SHORT PROBLEM: Transcribe all of the material below word for word and leave out its pictures.

AVAILABLE DATA:
************

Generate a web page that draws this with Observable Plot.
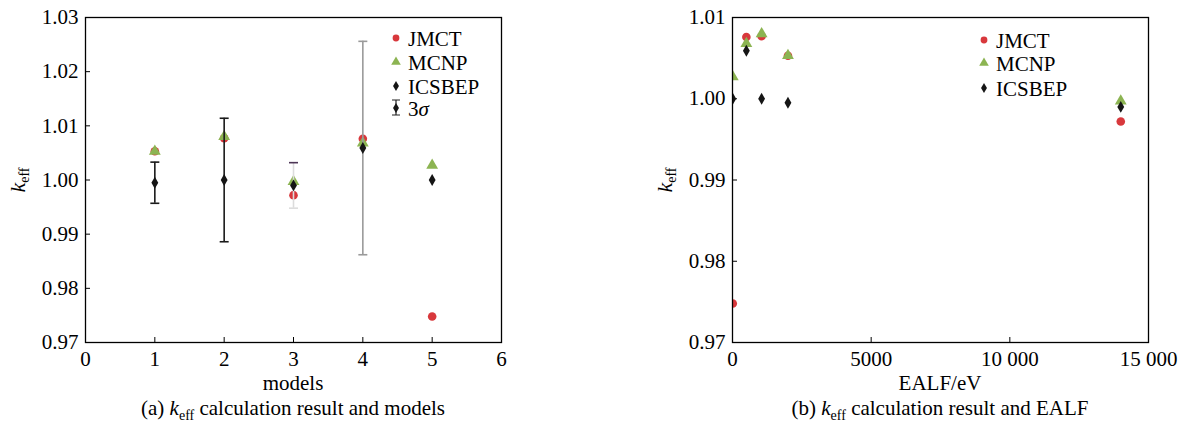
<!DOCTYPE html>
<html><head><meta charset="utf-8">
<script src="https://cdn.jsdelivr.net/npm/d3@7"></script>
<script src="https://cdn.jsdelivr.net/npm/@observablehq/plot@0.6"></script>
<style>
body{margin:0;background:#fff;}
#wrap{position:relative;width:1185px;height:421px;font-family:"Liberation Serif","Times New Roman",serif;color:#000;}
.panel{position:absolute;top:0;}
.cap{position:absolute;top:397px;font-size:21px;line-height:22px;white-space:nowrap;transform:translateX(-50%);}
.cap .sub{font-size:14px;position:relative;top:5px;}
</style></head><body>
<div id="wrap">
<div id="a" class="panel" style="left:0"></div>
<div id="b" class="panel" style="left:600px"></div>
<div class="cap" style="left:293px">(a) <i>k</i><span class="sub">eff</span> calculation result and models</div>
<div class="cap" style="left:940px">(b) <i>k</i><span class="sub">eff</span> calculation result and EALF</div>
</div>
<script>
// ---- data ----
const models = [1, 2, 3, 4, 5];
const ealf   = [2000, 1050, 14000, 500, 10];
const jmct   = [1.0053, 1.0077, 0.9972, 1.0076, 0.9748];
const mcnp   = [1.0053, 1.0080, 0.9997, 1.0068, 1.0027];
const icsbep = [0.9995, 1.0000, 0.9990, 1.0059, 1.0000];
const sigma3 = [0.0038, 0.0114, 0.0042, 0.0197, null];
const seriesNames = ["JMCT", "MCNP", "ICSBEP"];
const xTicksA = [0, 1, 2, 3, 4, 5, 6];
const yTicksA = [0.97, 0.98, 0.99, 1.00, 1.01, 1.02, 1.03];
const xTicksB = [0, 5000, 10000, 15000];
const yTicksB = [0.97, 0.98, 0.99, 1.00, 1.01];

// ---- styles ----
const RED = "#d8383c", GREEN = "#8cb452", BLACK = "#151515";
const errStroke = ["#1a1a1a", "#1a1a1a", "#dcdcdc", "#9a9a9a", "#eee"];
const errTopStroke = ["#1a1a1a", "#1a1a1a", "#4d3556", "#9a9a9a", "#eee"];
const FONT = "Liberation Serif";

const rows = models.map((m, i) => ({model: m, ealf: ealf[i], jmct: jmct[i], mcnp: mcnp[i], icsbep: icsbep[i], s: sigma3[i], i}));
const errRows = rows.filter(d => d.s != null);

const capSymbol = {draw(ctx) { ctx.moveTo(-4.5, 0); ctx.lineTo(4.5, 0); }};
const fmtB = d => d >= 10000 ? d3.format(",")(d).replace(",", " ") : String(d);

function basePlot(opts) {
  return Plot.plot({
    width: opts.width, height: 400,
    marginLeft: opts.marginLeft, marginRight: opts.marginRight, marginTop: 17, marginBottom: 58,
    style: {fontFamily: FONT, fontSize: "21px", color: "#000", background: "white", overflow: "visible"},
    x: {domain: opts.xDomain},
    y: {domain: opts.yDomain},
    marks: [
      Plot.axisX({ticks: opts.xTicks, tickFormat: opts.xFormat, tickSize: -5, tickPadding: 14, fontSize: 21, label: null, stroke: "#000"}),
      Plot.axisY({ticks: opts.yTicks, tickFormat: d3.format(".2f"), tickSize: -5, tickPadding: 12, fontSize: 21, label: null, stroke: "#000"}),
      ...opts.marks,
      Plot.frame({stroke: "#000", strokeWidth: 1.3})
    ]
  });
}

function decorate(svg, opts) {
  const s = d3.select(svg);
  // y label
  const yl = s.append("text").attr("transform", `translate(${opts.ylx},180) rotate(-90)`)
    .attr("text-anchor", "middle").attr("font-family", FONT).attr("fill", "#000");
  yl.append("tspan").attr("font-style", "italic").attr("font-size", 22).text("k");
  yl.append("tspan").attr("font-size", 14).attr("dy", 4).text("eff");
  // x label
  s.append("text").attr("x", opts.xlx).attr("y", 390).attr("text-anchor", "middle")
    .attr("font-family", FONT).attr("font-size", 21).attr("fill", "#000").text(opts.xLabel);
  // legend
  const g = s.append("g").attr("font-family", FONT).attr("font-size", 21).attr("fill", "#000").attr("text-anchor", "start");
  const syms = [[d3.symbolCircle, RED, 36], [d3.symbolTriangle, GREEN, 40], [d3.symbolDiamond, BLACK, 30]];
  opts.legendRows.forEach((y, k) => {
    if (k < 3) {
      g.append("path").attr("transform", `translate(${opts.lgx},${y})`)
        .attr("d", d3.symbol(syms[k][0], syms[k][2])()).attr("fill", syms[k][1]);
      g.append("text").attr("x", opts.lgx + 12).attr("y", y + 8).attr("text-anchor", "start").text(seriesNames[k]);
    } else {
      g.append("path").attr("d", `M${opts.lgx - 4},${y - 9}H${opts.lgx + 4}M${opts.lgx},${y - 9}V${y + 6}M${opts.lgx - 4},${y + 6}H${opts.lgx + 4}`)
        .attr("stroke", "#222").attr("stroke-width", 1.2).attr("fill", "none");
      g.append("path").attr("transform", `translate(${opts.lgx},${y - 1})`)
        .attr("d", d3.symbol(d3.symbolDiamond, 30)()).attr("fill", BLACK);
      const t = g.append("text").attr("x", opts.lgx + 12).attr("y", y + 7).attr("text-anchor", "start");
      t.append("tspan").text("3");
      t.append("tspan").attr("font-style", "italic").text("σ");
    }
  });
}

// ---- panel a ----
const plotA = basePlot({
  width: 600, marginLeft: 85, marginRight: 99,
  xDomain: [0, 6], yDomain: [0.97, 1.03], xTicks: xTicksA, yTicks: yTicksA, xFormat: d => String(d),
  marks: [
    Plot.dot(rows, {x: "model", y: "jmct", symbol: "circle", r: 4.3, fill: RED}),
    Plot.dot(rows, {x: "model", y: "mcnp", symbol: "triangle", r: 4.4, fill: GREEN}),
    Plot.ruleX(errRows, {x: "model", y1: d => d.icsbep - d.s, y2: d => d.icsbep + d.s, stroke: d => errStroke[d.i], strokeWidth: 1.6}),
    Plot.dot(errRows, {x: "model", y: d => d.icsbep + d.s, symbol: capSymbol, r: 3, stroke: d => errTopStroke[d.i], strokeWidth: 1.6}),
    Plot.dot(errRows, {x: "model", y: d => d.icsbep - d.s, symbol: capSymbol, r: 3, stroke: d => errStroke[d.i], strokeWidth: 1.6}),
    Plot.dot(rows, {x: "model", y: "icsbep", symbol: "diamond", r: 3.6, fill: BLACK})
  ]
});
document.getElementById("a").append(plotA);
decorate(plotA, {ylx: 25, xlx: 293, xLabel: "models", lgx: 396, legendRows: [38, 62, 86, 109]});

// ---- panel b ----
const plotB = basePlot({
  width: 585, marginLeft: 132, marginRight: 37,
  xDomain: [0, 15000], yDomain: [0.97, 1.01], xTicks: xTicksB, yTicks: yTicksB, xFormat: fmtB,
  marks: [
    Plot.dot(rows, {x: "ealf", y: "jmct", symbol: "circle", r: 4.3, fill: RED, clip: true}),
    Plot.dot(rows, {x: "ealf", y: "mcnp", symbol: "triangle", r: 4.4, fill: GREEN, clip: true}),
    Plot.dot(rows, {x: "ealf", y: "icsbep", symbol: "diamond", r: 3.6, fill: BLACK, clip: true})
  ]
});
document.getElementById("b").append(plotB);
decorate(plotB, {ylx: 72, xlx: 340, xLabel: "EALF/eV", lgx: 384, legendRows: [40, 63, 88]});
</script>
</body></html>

************

OUTPUT BELOW:
Generate a web page that draws this with Observable Plot.
<!DOCTYPE html>
<html><head><meta charset="utf-8">
<script src="https://cdn.jsdelivr.net/npm/d3@7"></script>
<script src="https://cdn.jsdelivr.net/npm/@observablehq/plot@0.6"></script>
<style>
body{margin:0;background:#fff;}
#wrap{position:relative;width:1185px;height:421px;font-family:"Liberation Serif","Times New Roman",serif;color:#000;}
.panel{position:absolute;top:0;}
.cap{position:absolute;top:397px;font-size:21px;line-height:22px;white-space:nowrap;transform:translateX(-50%);}
.cap .sub{font-size:14px;position:relative;top:5px;}
</style></head><body>
<div id="wrap">
<div id="a" class="panel" style="left:0"></div>
<div id="b" class="panel" style="left:600px"></div>
<div class="cap" style="left:293px">(a) <i>k</i><span class="sub">eff</span> calculation result and models</div>
<div class="cap" style="left:940px">(b) <i>k</i><span class="sub">eff</span> calculation result and EALF</div>
</div>
<script>
// ---- data ----
const models = [1, 2, 3, 4, 5];
const ealf   = [2000, 1050, 14000, 500, 10];
const jmct   = [1.0053, 1.0077, 0.9972, 1.0076, 0.9748];
const mcnp   = [1.0053, 1.0080, 0.9997, 1.0068, 1.0027];
const icsbep = [0.9995, 1.0000, 0.9990, 1.0059, 1.0000];
const sigma3 = [0.0038, 0.0114, 0.0042, 0.0197, null];
const seriesNames = ["JMCT", "MCNP", "ICSBEP"];
const xTicksA = [0, 1, 2, 3, 4, 5, 6];
const yTicksA = [0.97, 0.98, 0.99, 1.00, 1.01, 1.02, 1.03];
const xTicksB = [0, 5000, 10000, 15000];
const yTicksB = [0.97, 0.98, 0.99, 1.00, 1.01];

// ---- styles ----
const RED = "#d8383c", GREEN = "#8cb452", BLACK = "#151515";
const errStroke = ["#1a1a1a", "#1a1a1a", "#dcdcdc", "#9a9a9a", "#eee"];
const errTopStroke = ["#1a1a1a", "#1a1a1a", "#4d3556", "#9a9a9a", "#eee"];
const FONT = "Liberation Serif";

const rows = models.map((m, i) => ({model: m, ealf: ealf[i], jmct: jmct[i], mcnp: mcnp[i], icsbep: icsbep[i], s: sigma3[i], i}));
const errRows = rows.filter(d => d.s != null);

const capSymbol = {draw(ctx) { ctx.moveTo(-4.5, 0); ctx.lineTo(4.5, 0); }};
const fmtB = d => d >= 10000 ? d3.format(",")(d).replace(",", " ") : String(d);

function basePlot(opts) {
  return Plot.plot({
    width: opts.width, height: 400,
    marginLeft: opts.marginLeft, marginRight: opts.marginRight, marginTop: 17, marginBottom: 58,
    style: {fontFamily: FONT, fontSize: "21px", color: "#000", background: "white", overflow: "visible"},
    x: {domain: opts.xDomain},
    y: {domain: opts.yDomain},
    marks: [
      Plot.axisX({ticks: opts.xTicks, tickFormat: opts.xFormat, tickSize: -5, tickPadding: 14, fontSize: 21, label: null, stroke: "#000"}),
      Plot.axisY({ticks: opts.yTicks, tickFormat: d3.format(".2f"), tickSize: -5, tickPadding: 12, fontSize: 21, label: null, stroke: "#000"}),
      ...opts.marks,
      Plot.frame({stroke: "#000", strokeWidth: 1.3})
    ]
  });
}

function decorate(svg, opts) {
  const s = d3.select(svg);
  // y label
  const yl = s.append("text").attr("transform", `translate(${opts.ylx},180) rotate(-90)`)
    .attr("text-anchor", "middle").attr("font-family", FONT).attr("fill", "#000");
  yl.append("tspan").attr("font-style", "italic").attr("font-size", 22).text("k");
  yl.append("tspan").attr("font-size", 14).attr("dy", 4).text("eff");
  // x label
  s.append("text").attr("x", opts.xlx).attr("y", 390).attr("text-anchor", "middle")
    .attr("font-family", FONT).attr("font-size", 21).attr("fill", "#000").text(opts.xLabel);
  // legend
  const g = s.append("g").attr("font-family", FONT).attr("font-size", 21).attr("fill", "#000").attr("text-anchor", "start");
  const syms = [[d3.symbolCircle, RED, 36], [d3.symbolTriangle, GREEN, 40], [d3.symbolDiamond, BLACK, 30]];
  opts.legendRows.forEach((y, k) => {
    if (k < 3) {
      g.append("path").attr("transform", `translate(${opts.lgx},${y})`)
        .attr("d", d3.symbol(syms[k][0], syms[k][2])()).attr("fill", syms[k][1]);
      g.append("text").attr("x", opts.lgx + 12).attr("y", y + 8).attr("text-anchor", "start").text(seriesNames[k]);
    } else {
      g.append("path").attr("d", `M${opts.lgx - 4},${y - 9}H${opts.lgx + 4}M${opts.lgx},${y - 9}V${y + 6}M${opts.lgx - 4},${y + 6}H${opts.lgx + 4}`)
        .attr("stroke", "#222").attr("stroke-width", 1.2).attr("fill", "none");
      g.append("path").attr("transform", `translate(${opts.lgx},${y - 1})`)
        .attr("d", d3.symbol(d3.symbolDiamond, 30)()).attr("fill", BLACK);
      const t = g.append("text").attr("x", opts.lgx + 12).attr("y", y + 7).attr("text-anchor", "start");
      t.append("tspan").text("3");
      t.append("tspan").attr("font-style", "italic").text("σ");
    }
  });
}

// ---- panel a ----
const plotA = basePlot({
  width: 600, marginLeft: 85, marginRight: 99,
  xDomain: [0, 6], yDomain: [0.97, 1.03], xTicks: xTicksA, yTicks: yTicksA, xFormat: d => String(d),
  marks: [
    Plot.dot(rows, {x: "model", y: "jmct", symbol: "circle", r: 4.3, fill: RED}),
    Plot.dot(rows, {x: "model", y: "mcnp", symbol: "triangle", r: 4.4, fill: GREEN}),
    Plot.ruleX(errRows, {x: "model", y1: d => d.icsbep - d.s, y2: d => d.icsbep + d.s, stroke: d => errStroke[d.i], strokeWidth: 1.6}),
    Plot.dot(errRows, {x: "model", y: d => d.icsbep + d.s, symbol: capSymbol, r: 3, stroke: d => errTopStroke[d.i], strokeWidth: 1.6}),
    Plot.dot(errRows, {x: "model", y: d => d.icsbep - d.s, symbol: capSymbol, r: 3, stroke: d => errStroke[d.i], strokeWidth: 1.6}),
    Plot.dot(rows, {x: "model", y: "icsbep", symbol: "diamond", r: 3.6, fill: BLACK})
  ]
});
document.getElementById("a").append(plotA);
decorate(plotA, {ylx: 25, xlx: 293, xLabel: "models", lgx: 396, legendRows: [38, 62, 86, 109]});

// ---- panel b ----
const plotB = basePlot({
  width: 585, marginLeft: 132, marginRight: 37,
  xDomain: [0, 15000], yDomain: [0.97, 1.01], xTicks: xTicksB, yTicks: yTicksB, xFormat: fmtB,
  marks: [
    Plot.dot(rows, {x: "ealf", y: "jmct", symbol: "circle", r: 4.3, fill: RED, clip: true}),
    Plot.dot(rows, {x: "ealf", y: "mcnp", symbol: "triangle", r: 4.4, fill: GREEN, clip: true}),
    Plot.dot(rows, {x: "ealf", y: "icsbep", symbol: "diamond", r: 3.6, fill: BLACK, clip: true})
  ]
});
document.getElementById("b").append(plotB);
decorate(plotB, {ylx: 72, xlx: 340, xLabel: "EALF/eV", lgx: 384, legendRows: [40, 63, 88]});
</script>
</body></html>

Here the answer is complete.